- Born: 6 November 1930 East St. Louis, Illinois
- Died: 4 November 2012 (aged 81)
- Allegiance: United States
- Branch: United States Air Force
- Rank: Airman 2nd class
- Unit: 67th Air Rescue Squadron
- Awards: George Medal Soldier's Medal

= Reis Leming =

United States Air Force airman

Reis Lee Leming GM (6 November 1930 – 5 November 2012) was an American airman who was awarded the British George Medal for his efforts in rescuing people during the North Sea flood of 1953.

==The rescue==
On the night of 31 January 1953 the sea defences of Hunstanton, Norfolk, were overwhelmed by a storm surge, with up to 10 ft of seawater flooding the low-lying South Beach area. Many U.S. service families were quartered there, and Leming's unit, the 67th Air Rescue Squadron, based at nearby RAF Sculthorpe, were mobilised to assist. Leming, a 22-year-old Airman 2nd Class serving as an Aerial Gunner, could not swim, but dressed in a survival suit and dragging an inflatable raft, waded through the flood waters in the darkness and rescued 27 people before collapsing from exhaustion and hypothermia.

Leming returned to the USA the year after the flood. Before that, when he announced his engagement (to Mary Ramsay) the town insisted on hosting the wedding. The ceremony was held in June 1953 and was attended by the mayor and other leading figures of the town whilst a large crowd gathered outside. At a time sugar was still rationed in England local women pooled their rations to bake Leming a huge wedding cake and the town presented him with a set of Doulton china. Since that time Leming returned to the town on several occasions, in 1993 attended the memorial service for the disaster and was presented to the Queen and Queen Mother at Sandringham.

==Awards==

In March 1953 Leming was awarded the Soldier's Medal by the United States, and on 15 April 1953 was presented with the George Medal. He and Staff Sergeant Freeman A. Kilpatrick, who rescued 18 people that night, were the first Americans to receive the medal in peacetime. Presenting the medal, Sir David Maxwell Fyfe, the Home Secretary, said:

I ask you always to think of this signal honour, which the Queen has conferred upon you, as the outward and visible sign of the gratitude of English men and women for all that you and your colleagues serving under the United States flag did for us when help was desperately needed to save lives from the dreadful forces of wind and water.

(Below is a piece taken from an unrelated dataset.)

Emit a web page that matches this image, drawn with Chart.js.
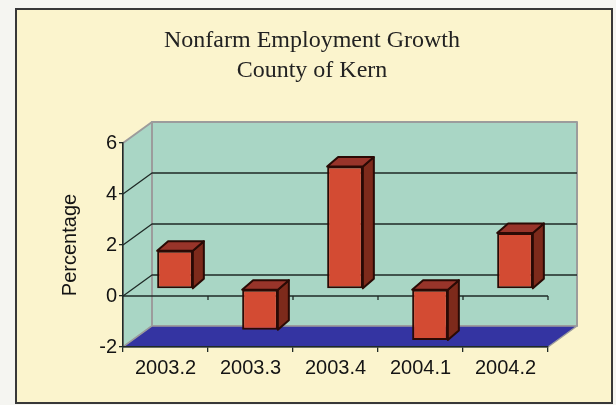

The Queen, who did not present the medal personally as she was in mourning for Queen Mary at the time, thanked Leming at Sandringham House in 1993.

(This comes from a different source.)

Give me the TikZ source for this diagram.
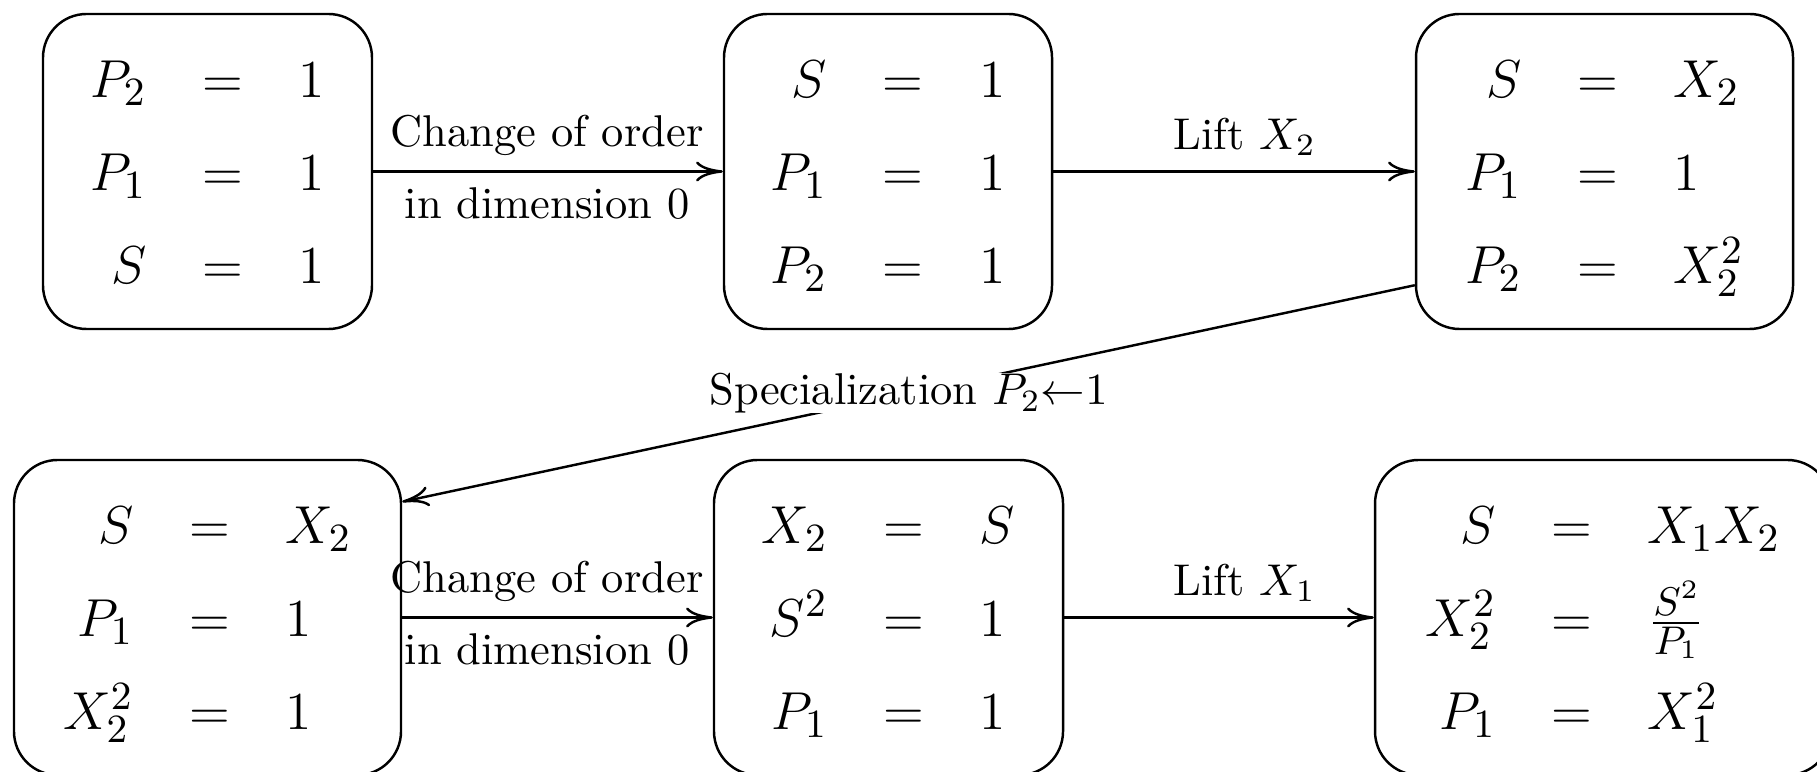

On 22 September 1956 Leming was invited to christen the ship Mayflower II, a replica of the Pilgrim ship, that was built at Brixham, Devon. On 13 July 2012 Hunstanton Town Council approved a motion to name the footway through the Esplanade Gardens "Reis Leming Way". As of November 2021, Reis Leming's George Medal and Soldier's Medal are on display at the RAF Sculthorpe Heritage Centre.